E vai além. Wagner sugere que o estacionamento seja proibido numa das laterais das vias centrais, favorecendo a circulação dos veículos. “Libera o trânsito sem aumentar custo. Outra medida é o plano diretor. Não deixar a cidade crescer mais. Tem que valorizar o Centro”.
O engenheiro Diego Antônio, da Visori Engenharia, empresa gerenciadora do Retrofit do Hotel Campo Grande, detalha que acompanha a ocupação da região central em outros pontos do Brasil, como em São Paulo, e destaca a viabilidade do Centro para receber projetos habitacionais.
“Precisa ser algo mais concreto. Porque a fala, o discursar é bonito. Mas se não tiver uma ação efetiva, entrar dinheiro, isso não acontece. A gente sabe que o Centro tem a infraestrutura necessária. O hotel está vindo para o Centro. Mas, e o entorno? Não é só trazer as pessoas, mas dá condições para que elas fiquem no Centro”.

No quesito estrutura o engenheiro Bruno Cueva, engenheiro de execução da obra do hotel, destaca os recursos já encontrados na região. Como energia elétrica, internet e saneamento.
O Centro que habito – O professor Julio Botega conta que é morador da região central e dispensou o carro há três anos.
“Eu gosto de morar lá porque consigo fazer tudo caminhando. Vou à academia, mercado, farmácia. Eu nem tenho carro, já faz três anos”.
Há quatro meses, Danielli Heritier, 38 anos se mudou para a região central e se surpreendeu com as facilidades na rotina do dia a dia.
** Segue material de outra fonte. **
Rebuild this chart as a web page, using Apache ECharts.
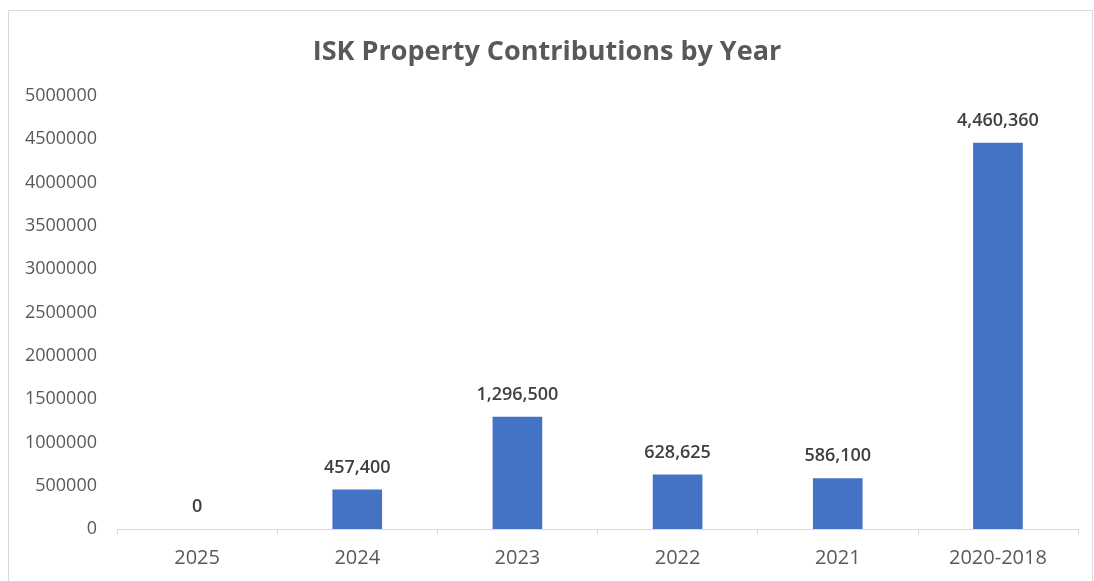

“Eu decidi me mudar para ter mais fácil e rápido acesso ao trabalho. Então, percebi que além de ganhar tempo, também economizei bastante. Percebi que morando no Centro, eu consigo ir a pé resolver as minhas coisas. Estou próxima dos bancos, lotéricas e todo o comércio da área central”, afirma.
Ela também aprova a segurança e conta que a noite é até mais tranquila do que no bairro. “Eu moro no quinto andar, então eu observo bastante. Quando o comércio fecha, percebo bastante viaturas da polícia fazendo ronda Depois das 18 horas, se torna uma rua tranquila, você consegue descansar. Estou muito feliz morando no Centro de Campo Grande”.